Bowyer headed the Buckinghamshire poll in 1661, but he was no more active in the Cavalier Parliament, though Wharton again listed him as a friend. He was appointed to the committee of elections and privileges in six sessions, and to only four others, none of them of political importance. A defaulter on a call of the House in 1668, he was nevertheless included by Sir Thomas Osborne in the following year among those Members who had usually voted for supply. He was outlawed for debt about this time, but his court appointment protected him from arrest by his creditors. Nevertheless he was compelled to sell much of the Denham estate to Sir Roger Hill, though he retained Denham Court. In the working lists he was assigned to the lord keeper (Heneage Finch).

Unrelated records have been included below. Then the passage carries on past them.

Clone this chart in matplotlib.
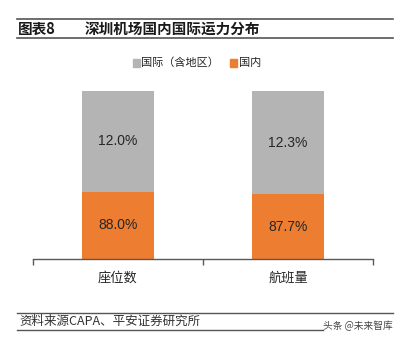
import matplotlib
matplotlib.use("Agg")
import matplotlib.pyplot as plt
from matplotlib.lines import Line2D
from matplotlib.patches import Rectangle

plt.rcParams['font.family'] = ['Noto Sans CJK SC', 'DejaVu Sans']

categories = ['座位数', '航班量']
domestic = [88.0, 87.7]
international = [12.0, 12.3]
series_names = ['国际（含地区）', '国内']
title_num = '图表8'
title_text = '深圳机场国内国际运力分布'
source_text = '资料来源CAPA、平安证券研究所'
watermark = '头条 @未来智库'

W, H = 405, 344
fig = plt.figure(figsize=(W / 100, H / 100), dpi=100)

def fx(px):
    return px / W

def fy(py):
    return 1 - py / H

gray = '#B4B4B4'
orange = '#ED7D31'
txt = '#262626'

ax = fig.add_axes([fx(33), fy(259), fx(373) - fx(33), fy(91) - fy(259)])
x = list(range(len(categories)))
w = 0.42
ax.bar(x, domestic, width=w, color=orange, zorder=2)
ax.bar(x, international, width=w, bottom=domestic, color=gray, zorder=2)
ax.set_ylim(80, 100)
ax.set_xlim(-0.5, len(categories) - 0.5)
for i in x:
    ax.text(i, (80 + domestic[i]) / 2, f'{domestic[i]:.1f}%', ha='center', va='center',
            fontsize=10, color=txt, family=['Liberation Sans', 'DejaVu Sans'])
    ax.text(i, (domestic[i] + 100) / 2, f'{international[i]:.1f}%', ha='center', va='center',
            fontsize=10, color=txt, family=['Liberation Sans', 'DejaVu Sans'])
for s in ['top', 'right', 'left']:
    ax.spines[s].set_visible(False)
ax.spines['bottom'].set_color('#595959')
ax.spines['bottom'].set_linewidth(1.0)
ax.spines['bottom'].set_zorder(3)
ax.set_yticks([])
ax.set_xticks([i - 0.5 for i in range(len(categories) + 1)])
ax.set_xticklabels([])
ax.tick_params(axis='x', direction='out', length=4, color='#595959', width=1.0)
for i, c in enumerate(categories):
    fig.text(fx(33) + (fx(373) - fx(33)) * (i + 0.5) / len(categories), fy(278), c,
             ha='center', va='center', fontsize=9.5, color=txt)

# Title block
fig.add_artist(Line2D([fx(17), fx(393)], [fy(19), fy(19)], color='#555555', lw=1.2))
fig.add_artist(Line2D([fx(17), fx(393)], [fy(38), fy(38)], color='#555555', lw=1.2))
fig.text(fx(18), fy(28.5), title_num, ha='left', va='center', fontsize=10.5,
         fontweight='bold', color='#1a1a1a')
fig.text(fx(85), fy(28.5), title_text, ha='left', va='center', fontsize=10.5,
         fontweight='bold', color='#1a1a1a')

# Legend
colors = [gray, orange]
leg_x = [133, 230]
for name, c, lx in zip(series_names, colors, leg_x):
    fig.add_artist(Rectangle((fx(lx), fy(66.5)), fx(7), fy(59.5) - fy(66.5), color=c,
                             transform=fig.transFigure))
    fig.text(fx(lx + 8.5), fy(63), name, ha='left', va='center', fontsize=8, color=txt)

# Source block
fig.add_artist(Line2D([fx(17), fx(393)], [fy(313), fy(313)], color='#555555', lw=1.0))
fig.add_artist(Line2D([fx(17), fx(323)], [fy(330), fy(330)], color='#555555', lw=1.0))
fig.text(fx(19), fy(321.5), source_text, ha='left', va='center', fontsize=9,
         style='italic', color='#333333')
fig.text(fx(393), fy(326), watermark, ha='right', va='center', fontsize=7,
         color='#444444')

fig.savefig('out.png', dpi=100)
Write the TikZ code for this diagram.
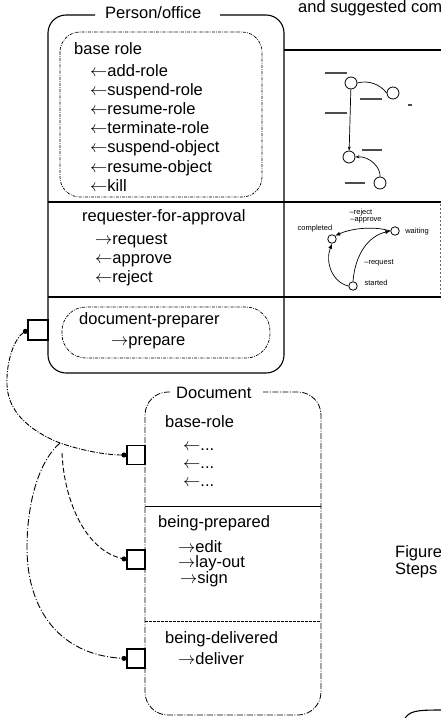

His reliability as a government supporter was suspect in 1676, and Sir Richard Wiseman noted that he ‘seldom attends, and I am myself very little known to him; but I design to be brought [into touch] with him’ through his colleague, (Sir) William Tyringham. His last committee was that for taking affidavits in the country in the 1677 session. He was marked ‘doubly vile’ on Shaftesbury’s list, and included in both lists of the court party in 1678. Bowyer died on 2 Oct. 1679 and was buried at Denham. The next member of the family to sit was George Bowyer, a naval officer who was returned for Queenborough on the Admiralty interest in 1784.5

Ref Volumes: 1660-1690

Authors: M. W. Helms / Leonard Naylor / Geoffrey Jaggar

Notes

  • 1. Lipscomb, Bucks. iv. 446, 453; CJ, viii. 59.
  • 2. Merc. Pub. 12 Apr. 1660; Huntington Lib. Stowe mss 2/452.
  • 3. Carlisle, Privy Chamber, 176.
  • 4. Lipscomb, iv. 446; VCH Bucks. iii. 258; R. H. Lathbury, Hist. Denham, 292-6.
  • 5. CJ, ix. 49, 52, 55; Lipscomb, iv. 446, 447; Lathbury, 305; VCH Bucks. iii. 258, 279, 280.